No caso de Abu Akleh, as autoridades israelitas afirmaram inicialmente que ela poderia ter sido morta por militantes palestinianos. Acabaram por admitir que havia uma "grande possibilidade" de as forças israelitas terem morto Abu Akleh, mas afirmaram que a morte tinha sido acidental e que, por isso, o governo não iria apresentar queixa. Um documentário recente refuta essa afirmação e identifica o soldado israelita que alegadamente matou Abu Akleh de forma intencional.
Cultura de impunidade
Mesmo antes dos mortíferos ataques liderados pelo Hamas a Israel em 7 de outubro de 2023, a imagem que emergia era a de impunidade para as forças israelitas que matavam jornalistas - por acidente ou intencionalmente. Um relatório de maio de 2023 do Comité para a Proteção dos Jornalistas concluiu que Israel se envolveu num "padrão mortífero" de força letal contra jornalistas e não responsabilizou os seus autores.
Desde outubro de 2023, os jornalistas em Gaza têm enfrentado condições ainda mais mortíferas. Israel continua a proibir as agências noticiosas internacionais de efetuar reportagens na Faixa de Gaza. Consequentemente, os jornalistas palestinianos locais são muitas vezes os únicos no terreno. Para além das condições mortíferas, têm de enfrentar as difamações israelitas contra o seu trabalho e as ameaças contra as suas famílias.
Os jornalistas palestinianos correm frequentemente para os bombardeamentos quando os outros fogem. Como resultado, são por vezes mortos em ataques "double-tap", em que os ataques aéreos e de drones israelitas regressam a uma área que acabou de ser atingida, matando as equipas de salvamento e os jornalistas que as cobrem.

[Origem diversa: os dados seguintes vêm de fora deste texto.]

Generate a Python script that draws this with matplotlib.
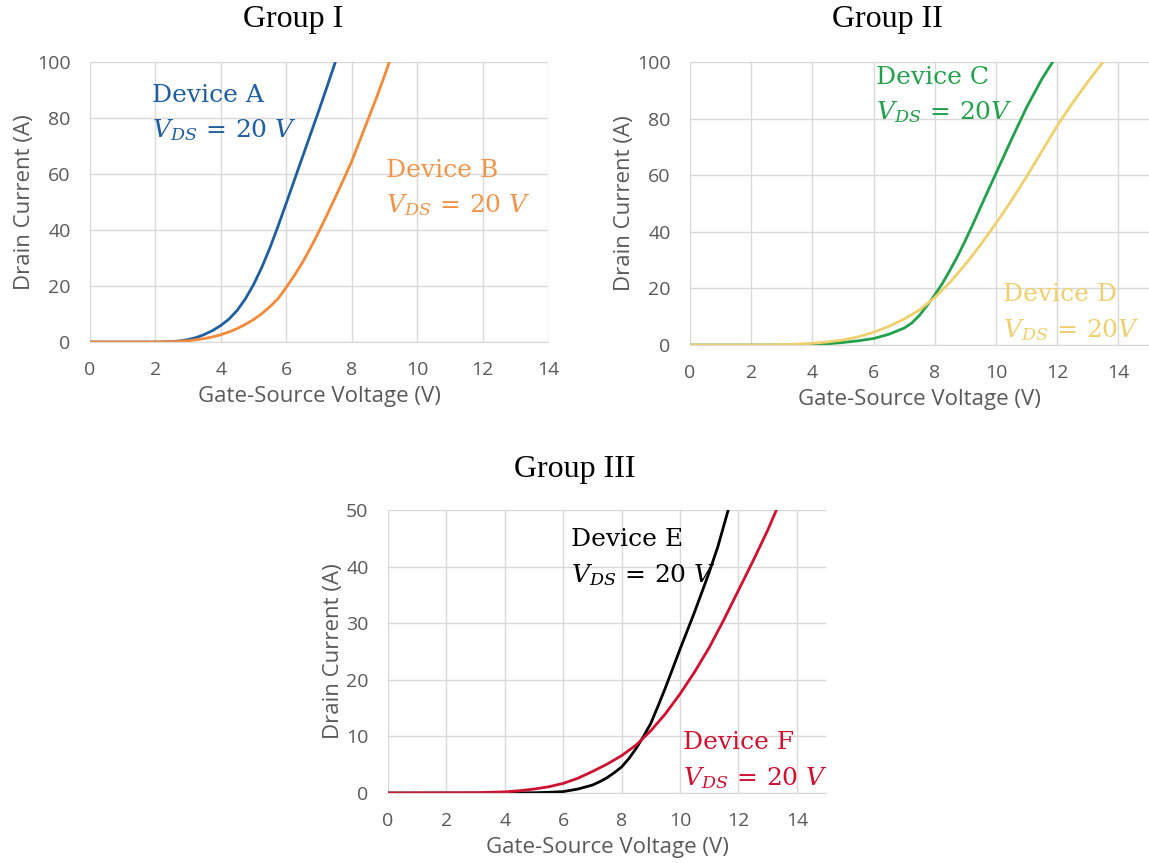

Tudo isto conduziu a um custo pessoal insuportável para aqueles que continuam a fazer reportagens a partir de Gaza. Em 25 de outubro de 2023, o chefe de gabinete da Al Jazeera em Gaza, Wael al-Dahdouh, estava a fazer uma reportagem em direto quando soube que um ataque aéreo israelita tinha matado a sua mulher, os seus dois filhos e o seu neto. Voltou ao ar no dia seguinte.
E a matança não abrandou. Em 10 de agosto de 2025, as forças israelitas mataram Anas al-Sharif na Cidade de Gaza, outro destacado correspondente da Al Jazeera que tinha permanecido nas ruas durante meses de bombardeamentos. Cinco dos seus colegas jornalistas também foram mortos no mesmo ataque aéreo.
O ataque de 25 de agosto ao Hospital Nasser é apenas o mais recente neste padrão mortífero. Entre os cinco jornalistas mortos nesse ataque encontravam-se freelancers que trabalhavam para a Reuters e a Associated Press - dois media internacionais frustrados com a recusa de Israel em permitir a entrada dos seus jornalistas em Gaza para documentar a guerra.
Apesar do perigo, as redações mundiais têm instado repetidamente Israel a abrir Gaza aos media independentes, e uma coligação de 27 países pressionou recentemente para que fosse concedido acesso a Gaza.
Israel continua a recusar estes pedidos. Assim, os jornalistas palestinianos continuam a ser as principais testemunhas do ataque implacável de Israel a Gaza. E são cada vez mais mortos enquanto o fazem. Resta saber se a comunidade internacional vai responsabilizar Israel."